Written problem - Below are entries. Give back exactly the lines from the one containing "Generate a Python" through the one containing "elinewidth=1.5, capsize=3.6, capthick=1.5, zorder=3)", inclusive, without the pictures.

Begin Supplied material

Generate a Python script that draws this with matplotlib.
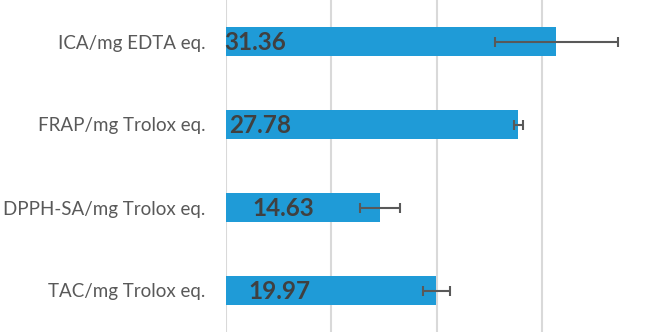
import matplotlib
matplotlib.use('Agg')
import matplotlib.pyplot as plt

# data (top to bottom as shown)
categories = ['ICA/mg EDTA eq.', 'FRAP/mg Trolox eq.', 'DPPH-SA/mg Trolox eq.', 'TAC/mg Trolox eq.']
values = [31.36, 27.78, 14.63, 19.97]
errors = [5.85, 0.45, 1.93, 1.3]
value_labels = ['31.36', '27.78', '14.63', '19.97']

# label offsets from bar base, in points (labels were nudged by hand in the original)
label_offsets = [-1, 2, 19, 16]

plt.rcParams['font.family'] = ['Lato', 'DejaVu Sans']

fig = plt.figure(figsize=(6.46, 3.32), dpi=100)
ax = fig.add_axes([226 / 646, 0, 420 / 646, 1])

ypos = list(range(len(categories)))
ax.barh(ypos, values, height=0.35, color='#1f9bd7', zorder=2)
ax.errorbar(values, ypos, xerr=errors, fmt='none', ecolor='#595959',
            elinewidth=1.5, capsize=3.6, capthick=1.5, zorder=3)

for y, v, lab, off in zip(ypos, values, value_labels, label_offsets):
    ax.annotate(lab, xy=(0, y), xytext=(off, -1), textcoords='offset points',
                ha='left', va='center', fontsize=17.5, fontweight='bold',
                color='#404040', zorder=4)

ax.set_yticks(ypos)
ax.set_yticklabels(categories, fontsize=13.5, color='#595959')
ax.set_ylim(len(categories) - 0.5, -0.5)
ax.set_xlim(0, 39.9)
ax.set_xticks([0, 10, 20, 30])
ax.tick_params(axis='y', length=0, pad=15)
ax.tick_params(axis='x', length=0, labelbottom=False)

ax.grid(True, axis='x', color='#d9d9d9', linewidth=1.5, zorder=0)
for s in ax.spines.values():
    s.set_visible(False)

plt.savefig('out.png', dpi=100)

End Supplied material
Begin Supplied material

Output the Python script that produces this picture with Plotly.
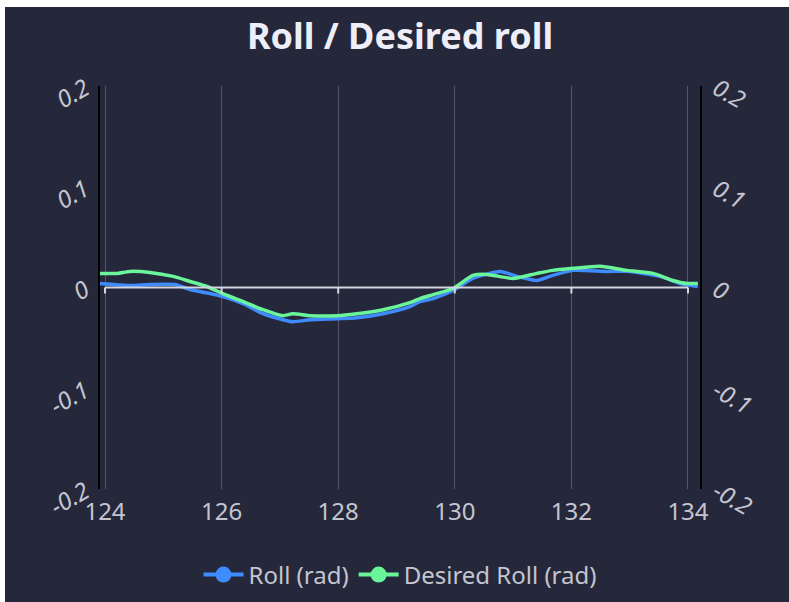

End Supplied material

Solved problem -
Generate a Python script that draws this with matplotlib.
import matplotlib
matplotlib.use('Agg')
import matplotlib.pyplot as plt

# data (top to bottom as shown)
categories = ['ICA/mg EDTA eq.', 'FRAP/mg Trolox eq.', 'DPPH-SA/mg Trolox eq.', 'TAC/mg Trolox eq.']
values = [31.36, 27.78, 14.63, 19.97]
errors = [5.85, 0.45, 1.93, 1.3]
value_labels = ['31.36', '27.78', '14.63', '19.97']

# label offsets from bar base, in points (labels were nudged by hand in the original)
label_offsets = [-1, 2, 19, 16]

plt.rcParams['font.family'] = ['Lato', 'DejaVu Sans']

fig = plt.figure(figsize=(6.46, 3.32), dpi=100)
ax = fig.add_axes([226 / 646, 0, 420 / 646, 1])

ypos = list(range(len(categories)))
ax.barh(ypos, values, height=0.35, color='#1f9bd7', zorder=2)
ax.errorbar(values, ypos, xerr=errors, fmt='none', ecolor='#595959',
            elinewidth=1.5, capsize=3.6, capthick=1.5, zorder=3)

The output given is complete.